Book Report: How the Light Gets In

18. Louise Penny, How the Light Gets In (2013) (8/22/22) (BB #5)

Book number 9 in the Armand Gamache series—and my third for this very year, it seems. I do enjoy the characters Penny has created, the tiny village of Three Pines, and the trouble she can get people into. Going for a visit there helps me relax. Even while I hope to help solve the mystery at hand.

This one involves a variation on the Dionne Quintuplets, when the last surviving one is murdered in her home—with a crucial link to Three Pines. But behind the scenes, there's rampant corruption in Quebec's police department to be fought, including the dismantling of Gamache's homicide division. There's the tragic dissolution of Gamache's beloved right-hand man Jean-Guy Beauvoir. There's also bacon, snow sloshing into boots, the difference between a bookstore and a librairie, satellite dishes and computer hacking, and the "Huron Carol." 

As she often does, Penny combines stories. I'm not sure I entirely bought the "motive" in the Quints murder, but who knows? In a situation that unique, anything might go, right? As for the corruption story, Penny pulls out all the stops.
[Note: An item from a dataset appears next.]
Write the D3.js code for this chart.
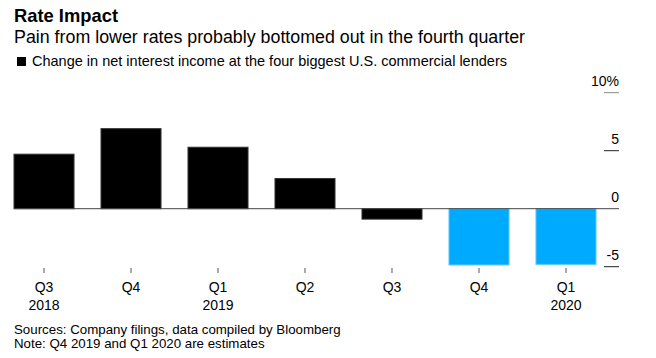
<!DOCTYPE html>
<html>
<head>
<meta charset="utf-8">
<script src="https://cdn.jsdelivr.net/npm/d3@7"></script>
<style>
  body { margin: 0; background: #fff; }
  svg { display: block; }
  text { font-family: "Liberation Sans", Arial, sans-serif; fill: #000; }
</style>
</head>
<body>
<svg id="chart" width="656" height="358"></svg>
<script>
// quarter labels, year labels under them, values in %
const quarters = ["Q3", "Q4", "Q1", "Q2", "Q3", "Q4", "Q1"];
const years = ["2018", "", "2019", "", "", "", "2020"];
const netInterestChange = [4.7, 6.9, 5.3, 2.6, -0.9, -4.85, -4.8];
const isEstimate = [false, false, false, false, false, true, true];
const yTicks = [-5, 0, 5, 10];

const svg = d3.select('#chart');

// header
svg.append('text')
    .attr('x', 14).attr('y', 22)
    .attr('font-size', 18.5).attr('font-weight', 'bold')
    .attr('textLength', 104).attr('lengthAdjust', 'spacingAndGlyphs')
    .text('Rate Impact');
svg.append('text')
    .attr('x', 14).attr('y', 43)
    .attr('font-size', 17.5)
    .attr('textLength', 511).attr('lengthAdjust', 'spacingAndGlyphs')
    .text('Pain from lower rates probably bottomed out in the fourth quarter');
svg.append('rect')
    .attr('x', 17).attr('y', 57).attr('width', 9).attr('height', 9)
    .attr('fill', '#000');
svg.append('text')
    .attr('x', 32).attr('y', 66)
    .attr('font-size', 14.3)
    .attr('textLength', 475).attr('lengthAdjust', 'spacingAndGlyphs')
    .text('Change in net interest income at the four biggest U.S. commercial lenders');

// scales
const x = d3.scaleBand()
    .domain(d3.range(quarters.length))
    .range([14, 596])
    .paddingInner(0.31)
    .paddingOuter(0);

const y = d3.scaleLinear()
    .domain([-5, 10])
    .range([266.7, 92.7]);

// bars
svg.selectAll('rect.bar')
    .data(netInterestChange)
    .enter()
    .append('rect')
    .attr('class', 'bar')
    .attr('x', (d, i) => x(i))
    .attr('width', x.bandwidth())
    .attr('y', d => y(Math.max(0, d)))
    .attr('height', d => Math.abs(y(d) - y(0)))
    .attr('fill', (d, i) => isEstimate[i] ? '#00aaff' : '#000')
    .attr('stroke', (d, i) => isEstimate[i] ? '#5cc8ff' : '#333')
    .attr('stroke-width', 1);

// zero line
svg.append('line')
    .attr('x1', 14).attr('x2', 619)
    .attr('y1', y(0)).attr('y2', y(0))
    .attr('stroke', '#444').attr('stroke-width', 1);

// y axis on the right, labels sit above the tick lines
const yAxis = svg.append('g').attr('class', 'y-axis');
yTicks.forEach(t => {
    if (t !== 0) {
        yAxis.append('line')
            .attr('x1', 604).attr('x2', 619)
            .attr('y1', y(t)).attr('y2', y(t))
            .attr('stroke', t === 10 ? '#888' : '#222').attr('stroke-width', 1);
    }
    yAxis.append('text')
        .attr('x', 619).attr('y', y(t) - 7)
        .attr('text-anchor', 'end')
        .attr('font-size', 14)
        .text(t === 10 ? '10%' : t);
});

// x axis ticks and labels
const xAxis = svg.append('g').attr('class', 'x-axis');
quarters.forEach((q, i) => {
    const cx = x(i) + x.bandwidth() / 2;
    xAxis.append('line')
        .attr('x1', cx).attr('x2', cx)
        .attr('y1', 268).attr('y2', 273)
        .attr('stroke', '#555');
    xAxis.append('text')
        .attr('x', cx).attr('y', 292)
        .attr('text-anchor', 'middle')
        .attr('font-size', 14)
        .text(q);
    if (years[i]) {
        xAxis.append('text')
            .attr('x', cx).attr('y', 310)
            .attr('text-anchor', 'middle')
            .attr('font-size', 14)
            .text(years[i]);
    }
});

// footer
svg.append('text')
    .attr('x', 14).attr('y', 334)
    .attr('font-size', 13.3)
    .attr('fill', '#222')
    .text('Sources: Company filings, data compiled by Bloomberg');
svg.append('text')
    .attr('x', 14).attr('y', 348)
    .attr('font-size', 13.3)
    .attr('fill', '#222')
    .text('Note: Q4 2019 and Q1 2020 are estimates');
</script>
</body>
</html>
But thanks to our hero, well... I'm not going to give anything away. Gamache does, however (this isn't really giving anything away, because I don't believe it for a second), resign. 

I wonder how book 10 will begin?

It's difficult to review a Louise Penny mystery. When I come back and reread these reports, I myself often wonder just what the book was about. But seriously: I don't want to give anything away.

Anyway, this one I rated 4 stars out of 5 on Goodreads. I didn't flag any passages to quote.  Except possibly this one.

But he realized Henri already knew all he'd ever need. He knew he was loved and he knew how to love.

Henri being Gamache's German shepherd.